0

Found a similar question here, but it is not full.

My question is split in 2 :

  1. I want to store a "slim" version of an R lm() object as text in a DBMS.
  2. I want to be able to produce predictions out of the text object I saved.

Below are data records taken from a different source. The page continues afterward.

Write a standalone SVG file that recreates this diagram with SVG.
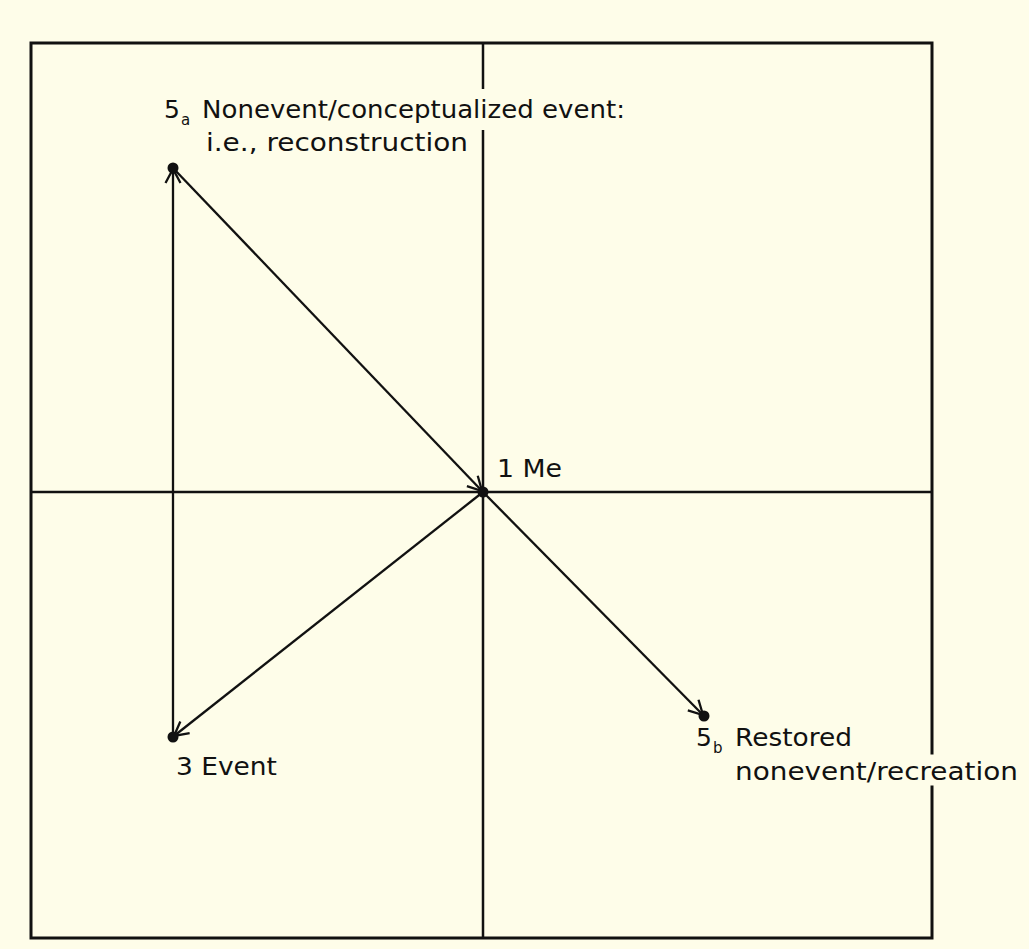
<svg xmlns="http://www.w3.org/2000/svg" width="1029" height="949" viewBox="0 0 1029 949">
<defs>
<style>
.frame{stroke:#111;stroke-width:3;fill:none;stroke-linecap:square}
.axis{stroke:#111;stroke-width:2.5;fill:none}
.conn{stroke:#111;stroke-width:2.3;fill:none}
.dot{fill:#111}
.lbl{font-family:"DejaVu Sans","Liberation Sans",sans-serif;font-size:25px;fill:#111}
.sub{font-family:"DejaVu Sans","Liberation Sans",sans-serif;font-size:15px;fill:#111}
</style>
<marker id="arr" viewBox="-16 -9 18 18" refX="0" refY="0" markerWidth="18" markerHeight="18" markerUnits="userSpaceOnUse" orient="auto">
<path d="M -14 -7.5 L 0 0 L -14 7.5" fill="none" stroke="#111" stroke-width="2.3"/>
</marker>
</defs>
<rect x="0" y="0" width="1029" height="949" fill="#fefde9"/>
<g id="frame">
<path class="frame" d="M 932 753 L 932 43 L 31 43 L 31 938 L 932 938 L 932 787"/>
</g>
<g id="axes">
<line class="axis" x1="483" y1="43" x2="483" y2="89"/>
<line class="axis" x1="483" y1="130" x2="483" y2="938"/>
<line class="axis" x1="31" y1="492" x2="932" y2="492"/>
</g>
<g id="connectors">
<line class="conn" x1="173" y1="737" x2="173" y2="169" marker-end="url(#arr)"/>
<line class="conn" x1="173" y1="168" x2="482" y2="491" marker-end="url(#arr)"/>
<line class="conn" x1="483" y1="492" x2="174" y2="736" marker-end="url(#arr)"/>
<line class="conn" x1="483" y1="492" x2="703" y2="715" marker-end="url(#arr)"/>
</g>
<g id="node-5a">
<circle class="dot" cx="173" cy="168" r="5.5"/>
<text class="lbl" x="164" y="118">5</text>
<text class="sub" x="181" y="125">a</text>
<text class="lbl" x="202" y="118" textLength="423" lengthAdjust="spacingAndGlyphs">Nonevent/conceptualized event:</text>
<text class="lbl" x="206" y="151" textLength="262" lengthAdjust="spacingAndGlyphs">i.e., reconstruction</text>
</g>
<g id="node-1">
<circle class="dot" cx="483" cy="492" r="5.5"/>
<text class="lbl" x="497" y="477" textLength="65" lengthAdjust="spacingAndGlyphs">1 Me</text>
</g>
<g id="node-3">
<circle class="dot" cx="173" cy="737" r="5.5"/>
<text class="lbl" x="176" y="775" textLength="101" lengthAdjust="spacingAndGlyphs">3 Event</text>
</g>
<g id="node-5b">
<circle class="dot" cx="704" cy="716" r="5.5"/>
<text class="lbl" x="696" y="746">5</text>
<text class="sub" x="713" y="753">b</text>
<text class="lbl" x="735" y="746" textLength="117" lengthAdjust="spacingAndGlyphs">Restored</text>
<text class="lbl" x="735" y="780" textLength="283" lengthAdjust="spacingAndGlyphs">nonevent/recreation</text>
</g>
</svg>
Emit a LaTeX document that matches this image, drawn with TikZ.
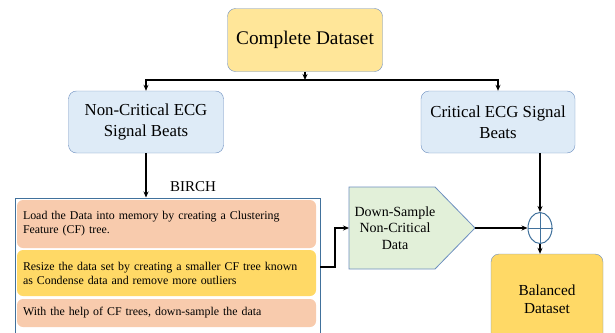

By "slim" I mean with just the right amount of data that the predict() function won't fail. I want to store the model becuase learning sometimes takes a lot of time, for example :

lmFull <- lm(Volume~Girth+Height,data=trees)
lmSlim <- lmFull
lmSlim$fitted.values <- lmSlim$qr$qr <- lmSlim$residuals <- lmSlim$model <- lmSlim$effects <- NULL
pred1 <- predict(lmFull,newdata=data.frame(Girth=c(1,2,3),Height=c(2,3,4)))
pred2 <- predict(lmSlim,newdata=data.frame(Girth=c(1,2,3),Height=c(2,3,4)))
identical(pred1,pred2)
[1] True

What I have done to store as text is take the lmSlim object and deparse it :

lmTxt <- deparse(lmSlim)
lmTxt <- paste0(lmTxt,collapse="")

Storing this in the the DB is easy, but when I want to reuse it again :

lmRst <- eval(parse(text=lmTxt))
class(lmRst)
[1] "lm"
predict(lmRst,newdata=data.frame(Girth=c(1,2,3),Height=c(2,3,4)))
Error in eval(expr, envir, enclos) : object 'Volume' not found

Any suggestions?

Community
  • 1
  • 1

3 Answers3

1

I've solved the issue, might be a bit of a workaround but it works :

# learning and reducing the size of output
lmFull <- lm(Volume~Girth+Height,data=trees)
lmSlim <- lmFull
lmSlim$fitted.values <- lmSlim$qr$qr <- lmSlim$residuals <- lmSlim$model <- lmSlim$effects <- NULL
pred1 <- predict(lmFull,newdata=data.frame(Girth=c(1,2,3),Height=c(2,3,4)))
pred2 <- predict(lmSlim,newdata=data.frame(Girth=c(1,2,3),Height=c(2,3,4)))
identical(pred1,pred2)
[1] TRUE

# deparse and collapse into a string
lmTxt <- deparse(lmSlim)
lmTxt <- paste0(lmTxt,collapse="")

# re-parsing
lmParsed <- eval(parse(text=lmTxt))
lmParsed$call <- lmFull$call
lmParsed$terms <- lmFull$terms
lmParsed
pred3 <- predict(lmParsed,newdata=data.frame(Girth=c(1,2,3),Height=c(2,3,4)))
identical(pred1,pred3)
[1] FALSE

But...

sum(abs(pred1 - pred3))
[1] 1.634248e-13
as.numeric(object.size(lmParsed) / object.size(lmFull))
[1] 0.3449477

So I can live with it.

0

Try this:

lmTxt <- dput(lmSlim)
lmRst <- eval(lmTxt)
predict(lmRst,newdata=data.frame(Girth=c(1,2,3),Height=c(2,3,4)))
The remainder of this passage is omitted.